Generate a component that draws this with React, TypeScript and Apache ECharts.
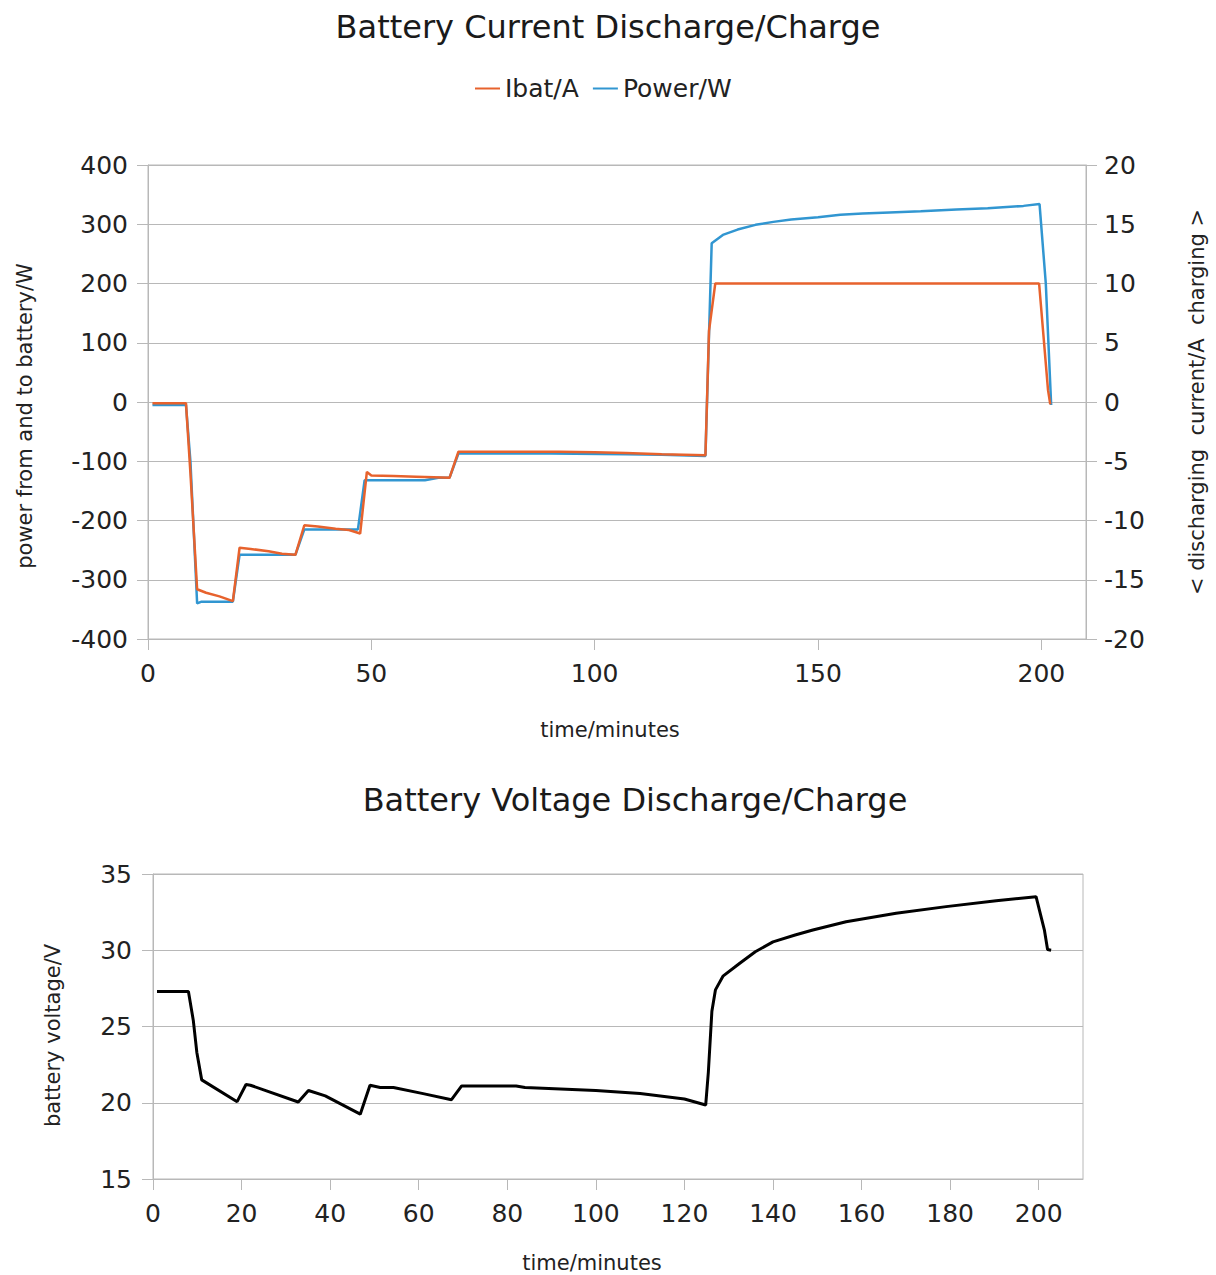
import React, { useEffect, useRef } from "react";
import * as echarts from "echarts";

// ---- Data ----
const powerTime = [1, 8.5, 9.5, 11, 12, 16, 19, 20.5, 27, 33, 35, 41, 47, 48.5, 55, 62, 65, 67.5, 69.5, 80, 90, 107, 115, 124.8, 126.2, 128.7, 132, 136, 140, 144, 150, 155, 160, 166, 173, 181, 188, 196, 199.6, 201, 202.2];
const powerWatts = [-5, -5, -100, -340, -337, -337, -337, -258, -258, -258, -215, -215, -215, -132, -132, -132, -128, -128, -87, -87, -87, -88, -89, -91, 268, 282, 291, 299, 304, 308, 312, 316, 318, 320, 322, 325, 327, 331, 334, 200, -5];

const ibatTime = [1, 8.5, 9.5, 11, 13, 16, 19, 20.5, 23, 27, 30, 33, 35, 38, 42, 45, 47.5, 49, 50, 55, 60, 64, 67.5, 69.5, 80, 92, 100, 107, 115, 124.8, 125.6, 127, 199.5, 201.5, 202];
const ibatAmps = [-0.1, -0.1, -6, -15.8, -16.1, -16.4, -16.8, -12.3, -12.4, -12.6, -12.8, -12.9, -10.4, -10.5, -10.7, -10.8, -11.1, -5.9, -6.2, -6.25, -6.3, -6.35, -6.4, -4.2, -4.2, -4.2, -4.25, -4.3, -4.4, -4.5, 6, 10, 10, 1, -0.2];

const voltTime = [0.9, 8, 9.1, 9.9, 11, 19, 21, 22, 32.8, 35.1, 38.9, 46.8, 49, 51.3, 54.3, 61, 67.4, 69.7, 82, 84, 100, 110, 120, 124.8, 125.4, 126.2, 127, 128.7, 132.5, 136, 140, 145, 149, 156.5, 167.8, 179.1, 190.4, 199.4, 201.3, 202, 202.8];
const voltValues = [27.3, 27.3, 25.4, 23.3, 21.5, 20.07, 21.2, 21.15, 20.05, 20.8, 20.45, 19.25, 21.15, 21.0, 21.0, 20.6, 20.2, 21.1, 21.1, 21.0, 20.8, 20.6, 20.25, 19.85, 22.0, 26.0, 27.4, 28.3, 29.15, 29.9, 30.55, 31.0, 31.33, 31.87, 32.42, 32.86, 33.25, 33.51, 31.3, 30.05, 30.0];

const topXTicks = [0, 50, 100, 150, 200];
const bottomXTicks = [0, 20, 40, 60, 80, 100, 120, 140, 160, 180, 200];

const zip = (xs: number[], ys: number[]) => xs.map((x, i) => [x, ys[i]]);

const FONT = "DejaVu Sans";
const TEXT = "#222";
const LINE = "#b8b8b8";

export default function App() {
  const ref = useRef<HTMLDivElement>(null);
  useEffect(() => {
    if (!ref.current) return;
    const chart = echarts.init(ref.current, undefined, { renderer: "svg" });
    const axisCommon = {
      axisLine: { show: true, onZero: false, lineStyle: { color: LINE, width: 1 } },
      axisTick: { show: true, length: 11, lineStyle: { color: LINE } },
      axisLabel: { color: TEXT, fontSize: 25, fontFamily: FONT },
      nameTextStyle: { color: TEXT, fontSize: 21, fontFamily: FONT },
    };
    chart.setOption({
      animation: false,
      backgroundColor: "#fff",
      textStyle: { fontFamily: FONT },
      title: [
        {
          text: "Battery Current Discharge/Charge",
          left: 603,
          top: 6,
          textAlign: "center",
          textStyle: { fontSize: 32, fontWeight: "normal", color: "#1a1a1a", fontFamily: FONT },
        },
        {
          text: "Battery Voltage Discharge/Charge",
          left: 630,
          top: 779,
          textAlign: "center",
          textStyle: { fontSize: 32, fontWeight: "normal", color: "#1a1a1a", fontFamily: FONT },
        },
      ],
      legend: {
        data: ["Ibat/A", "Power/W"],
        left: 470,
        top: 71,
        icon: "rect",
        itemWidth: 25,
        itemHeight: 2,
        itemGap: 14,
        textStyle: { fontSize: 25, color: TEXT, fontFamily: FONT },
      },
      grid: [
        { left: 148, right: 130, top: 165, bottom: 636, show: true, borderColor: LINE, borderWidth: 1 },
        { left: 153, right: 133, top: 874, bottom: 96, show: true, borderColor: LINE, borderWidth: 1 },
      ],
      xAxis: [
        {
          ...axisCommon,
          gridIndex: 0,
          type: "value",
          min: 0,
          max: 210,
          interval: 50,
          splitLine: { show: false },
          axisTick: { ...axisCommon.axisTick, customValues: topXTicks },
          axisLabel: { ...axisCommon.axisLabel, margin: 22, customValues: topXTicks },
          name: "time/minutes",
          nameLocation: "middle",
          nameGap: 80,
          nameTextStyle: { ...axisCommon.nameTextStyle, padding: [0, 14, 0, 0] },
        },
        {
          ...axisCommon,
          gridIndex: 1,
          type: "value",
          min: 0,
          max: 210,
          interval: 20,
          splitLine: { show: false },
          axisTick: { ...axisCommon.axisTick, customValues: bottomXTicks },
          axisLabel: { ...axisCommon.axisLabel, margin: 22, customValues: bottomXTicks },
          name: "time/minutes",
          nameLocation: "middle",
          nameGap: 73,
          nameTextStyle: { ...axisCommon.nameTextStyle, padding: [0, 52, 0, 0] },
        },
      ],
      yAxis: [
        {
          ...axisCommon,
          gridIndex: 0,
          type: "value",
          min: -400,
          max: 400,
          interval: 100,
          position: "left",
          splitLine: { show: true, lineStyle: { color: LINE, width: 1 } },
          axisLabel: { ...axisCommon.axisLabel, margin: 20 },
          name: "power from and to battery/W",
          nameLocation: "middle",
          nameGap: 113,
          nameTextStyle: { ...axisCommon.nameTextStyle, padding: [0, 28, 0, 0] },
        },
        {
          ...axisCommon,
          gridIndex: 0,
          type: "value",
          min: -20,
          max: 20,
          interval: 5,
          position: "right",
          splitLine: { show: false },
          axisLabel: { ...axisCommon.axisLabel, margin: 18 },
          name: "< discharging  current/A  charging >",
          nameLocation: "middle",
          nameGap: 100,
        },
        {
          ...axisCommon,
          gridIndex: 1,
          type: "value",
          min: 15,
          max: 35,
          interval: 5,
          position: "left",
          splitLine: { show: true, lineStyle: { color: LINE, width: 1 } },
          axisLabel: { ...axisCommon.axisLabel, margin: 21 },
          name: "battery voltage/V",
          nameLocation: "middle",
          nameGap: 90,
          nameTextStyle: { ...axisCommon.nameTextStyle, padding: [0, 18, 0, 0] },
        },
      ],
      series: [
        {
          name: "Power/W",
          type: "line",
          xAxisIndex: 0,
          yAxisIndex: 0,
          data: zip(powerTime, powerWatts),
          symbol: "none",
          color: "#3196d1",
          lineStyle: { width: 2.5, color: "#3196d1" },
        },
        {
          name: "Ibat/A",
          type: "line",
          xAxisIndex: 0,
          yAxisIndex: 1,
          data: zip(ibatTime, ibatAmps),
          symbol: "none",
          color: "#e7622d",
          lineStyle: { width: 2.5, color: "#e7622d" },
        },
        {
          name: "Voltage",
          type: "line",
          xAxisIndex: 1,
          yAxisIndex: 2,
          data: zip(voltTime, voltValues),
          symbol: "none",
          color: "#000",
          lineStyle: { width: 3, color: "#000" },
        },
      ],
    });
    return () => chart.dispose();
  }, []);
  return (
    <div
      ref={ref}
      style={{ position: "fixed", left: 0, top: 0, width: 1216, height: 1275, background: "#fff" }}
    />
  );
}
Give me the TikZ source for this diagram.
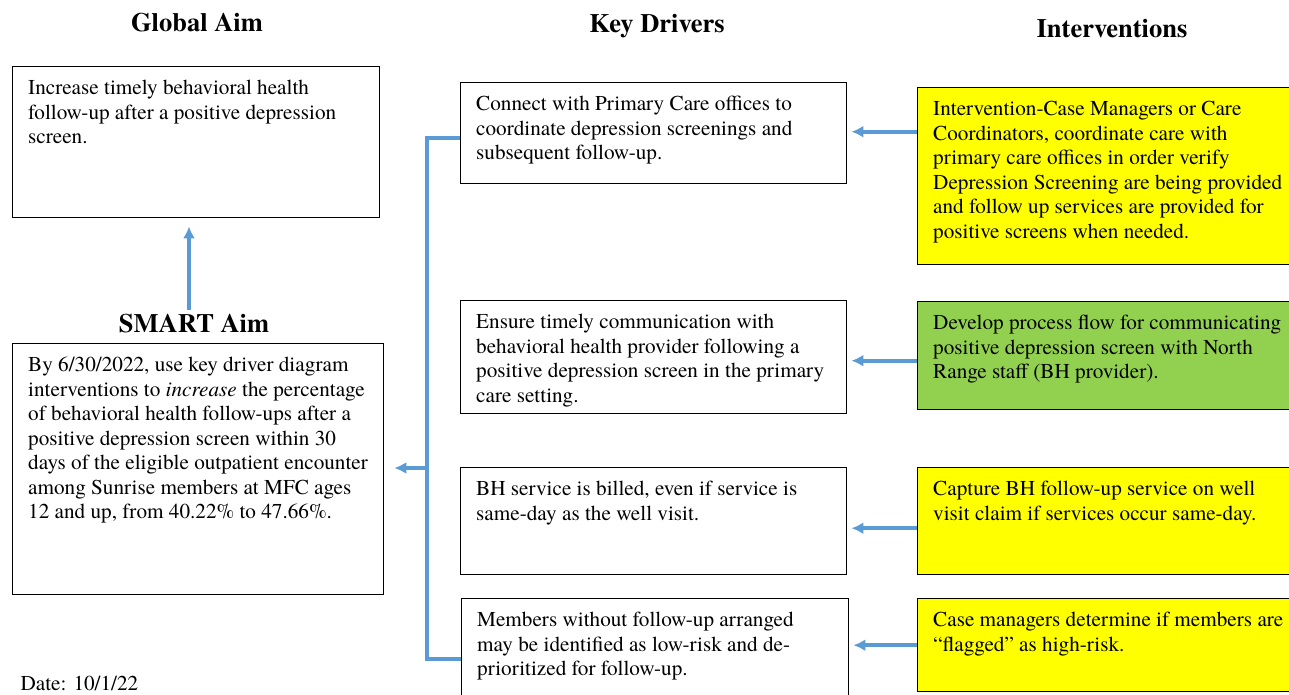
================
SET PROBLEM
Take the entries shown above and quote them verbatim, passing over the pictures.

RESULT OF THIS TASK
Generate a component that draws this with React, TypeScript and Apache ECharts.
import React, { useEffect, useRef } from "react";
import * as echarts from "echarts";

// ---- Data ----
const powerTime = [1, 8.5, 9.5, 11, 12, 16, 19, 20.5, 27, 33, 35, 41, 47, 48.5, 55, 62, 65, 67.5, 69.5, 80, 90, 107, 115, 124.8, 126.2, 128.7, 132, 136, 140, 144, 150, 155, 160, 166, 173, 181, 188, 196, 199.6, 201, 202.2];
const powerWatts = [-5, -5, -100, -340, -337, -337, -337, -258, -258, -258, -215, -215, -215, -132, -132, -132, -128, -128, -87, -87, -87, -88, -89, -91, 268, 282, 291, 299, 304, 308, 312, 316, 318, 320, 322, 325, 327, 331, 334, 200, -5];

const ibatTime = [1, 8.5, 9.5, 11, 13, 16, 19, 20.5, 23, 27, 30, 33, 35, 38, 42, 45, 47.5, 49, 50, 55, 60, 64, 67.5, 69.5, 80, 92, 100, 107, 115, 124.8, 125.6, 127, 199.5, 201.5, 202];
const ibatAmps = [-0.1, -0.1, -6, -15.8, -16.1, -16.4, -16.8, -12.3, -12.4, -12.6, -12.8, -12.9, -10.4, -10.5, -10.7, -10.8, -11.1, -5.9, -6.2, -6.25, -6.3, -6.35, -6.4, -4.2, -4.2, -4.2, -4.25, -4.3, -4.4, -4.5, 6, 10, 10, 1, -0.2];

const voltTime = [0.9, 8, 9.1, 9.9, 11, 19, 21, 22, 32.8, 35.1, 38.9, 46.8, 49, 51.3, 54.3, 61, 67.4, 69.7, 82, 84, 100, 110, 120, 124.8, 125.4, 126.2, 127, 128.7, 132.5, 136, 140, 145, 149, 156.5, 167.8, 179.1, 190.4, 199.4, 201.3, 202, 202.8];
const voltValues = [27.3, 27.3, 25.4, 23.3, 21.5, 20.07, 21.2, 21.15, 20.05, 20.8, 20.45, 19.25, 21.15, 21.0, 21.0, 20.6, 20.2, 21.1, 21.1, 21.0, 20.8, 20.6, 20.25, 19.85, 22.0, 26.0, 27.4, 28.3, 29.15, 29.9, 30.55, 31.0, 31.33, 31.87, 32.42, 32.86, 33.25, 33.51, 31.3, 30.05, 30.0];

const topXTicks = [0, 50, 100, 150, 200];
const bottomXTicks = [0, 20, 40, 60, 80, 100, 120, 140, 160, 180, 200];

const zip = (xs: number[], ys: number[]) => xs.map((x, i) => [x, ys[i]]);

const FONT = "DejaVu Sans";
const TEXT = "#222";
const LINE = "#b8b8b8";

export default function App() {
  const ref = useRef<HTMLDivElement>(null);
  useEffect(() => {
    if (!ref.current) return;
    const chart = echarts.init(ref.current, undefined, { renderer: "svg" });
    const axisCommon = {
      axisLine: { show: true, onZero: false, lineStyle: { color: LINE, width: 1 } },
      axisTick: { show: true, length: 11, lineStyle: { color: LINE } },
      axisLabel: { color: TEXT, fontSize: 25, fontFamily: FONT },
      nameTextStyle: { color: TEXT, fontSize: 21, fontFamily: FONT },
    };
    chart.setOption({
      animation: false,
      backgroundColor: "#fff",
      textStyle: { fontFamily: FONT },
      title: [
        {
          text: "Battery Current Discharge/Charge",
          left: 603,
          top: 6,
          textAlign: "center",
          textStyle: { fontSize: 32, fontWeight: "normal", color: "#1a1a1a", fontFamily: FONT },
        },
        {
          text: "Battery Voltage Discharge/Charge",
          left: 630,
          top: 779,
          textAlign: "center",
          textStyle: { fontSize: 32, fontWeight: "normal", color: "#1a1a1a", fontFamily: FONT },
        },
      ],
      legend: {
        data: ["Ibat/A", "Power/W"],
        left: 470,
        top: 71,
        icon: "rect",
        itemWidth: 25,
        itemHeight: 2,
        itemGap: 14,
        textStyle: { fontSize: 25, color: TEXT, fontFamily: FONT },
      },
      grid: [
        { left: 148, right: 130, top: 165, bottom: 636, show: true, borderColor: LINE, borderWidth: 1 },
        { left: 153, right: 133, top: 874, bottom: 96, show: true, borderColor: LINE, borderWidth: 1 },
      ],
      xAxis: [
        {
          ...axisCommon,
          gridIndex: 0,
          type: "value",
          min: 0,
          max: 210,
          interval: 50,
          splitLine: { show: false },
          axisTick: { ...axisCommon.axisTick, customValues: topXTicks },
          axisLabel: { ...axisCommon.axisLabel, margin: 22, customValues: topXTicks },
          name: "time/minutes",
          nameLocation: "middle",
          nameGap: 80,
          nameTextStyle: { ...axisCommon.nameTextStyle, padding: [0, 14, 0, 0] },
        },
        {
          ...axisCommon,
          gridIndex: 1,
          type: "value",
          min: 0,
          max: 210,
          interval: 20,
          splitLine: { show: false },
          axisTick: { ...axisCommon.axisTick, customValues: bottomXTicks },
          axisLabel: { ...axisCommon.axisLabel, margin: 22, customValues: bottomXTicks },
          name: "time/minutes",
          nameLocation: "middle",
          nameGap: 73,
          nameTextStyle: { ...axisCommon.nameTextStyle, padding: [0, 52, 0, 0] },
        },
      ],
      yAxis: [
        {
          ...axisCommon,
          gridIndex: 0,
          type: "value",
          min: -400,
          max: 400,
          interval: 100,
          position: "left",
          splitLine: { show: true, lineStyle: { color: LINE, width: 1 } },
          axisLabel: { ...axisCommon.axisLabel, margin: 20 },
          name: "power from and to battery/W",
          nameLocation: "middle",
          nameGap: 113,
          nameTextStyle: { ...axisCommon.nameTextStyle, padding: [0, 28, 0, 0] },
        },
        {
          ...axisCommon,
          gridIndex: 0,
          type: "value",
          min: -20,
          max: 20,
          interval: 5,
          position: "right",
          splitLine: { show: false },
          axisLabel: { ...axisCommon.axisLabel, margin: 18 },
          name: "< discharging  current/A  charging >",
          nameLocation: "middle",
          nameGap: 100,
        },
        {
          ...axisCommon,
          gridIndex: 1,
          type: "value",
          min: 15,
          max: 35,
          interval: 5,
          position: "left",
          splitLine: { show: true, lineStyle: { color: LINE, width: 1 } },
          axisLabel: { ...axisCommon.axisLabel, margin: 21 },
          name: "battery voltage/V",
          nameLocation: "middle",
          nameGap: 90,
          nameTextStyle: { ...axisCommon.nameTextStyle, padding: [0, 18, 0, 0] },
        },
      ],
      series: [
        {
          name: "Power/W",
          type: "line",
          xAxisIndex: 0,
          yAxisIndex: 0,
          data: zip(powerTime, powerWatts),
          symbol: "none",
          color: "#3196d1",
          lineStyle: { width: 2.5, color: "#3196d1" },
        },
        {
          name: "Ibat/A",
          type: "line",
          xAxisIndex: 0,
          yAxisIndex: 1,
          data: zip(ibatTime, ibatAmps),
          symbol: "none",
          color: "#e7622d",
          lineStyle: { width: 2.5, color: "#e7622d" },
        },
        {
          name: "Voltage",
          type: "line",
          xAxisIndex: 1,
          yAxisIndex: 2,
          data: zip(voltTime, voltValues),
          symbol: "none",
          color: "#000",
          lineStyle: { width: 3, color: "#000" },
        },
      ],
    });
    return () => chart.dispose();
  }, []);
  return (
    <div
      ref={ref}
      style={{ position: "fixed", left: 0, top: 0, width: 1216, height: 1275, background: "#fff" }}
    />
  );
}
Give me the TikZ source for this diagram.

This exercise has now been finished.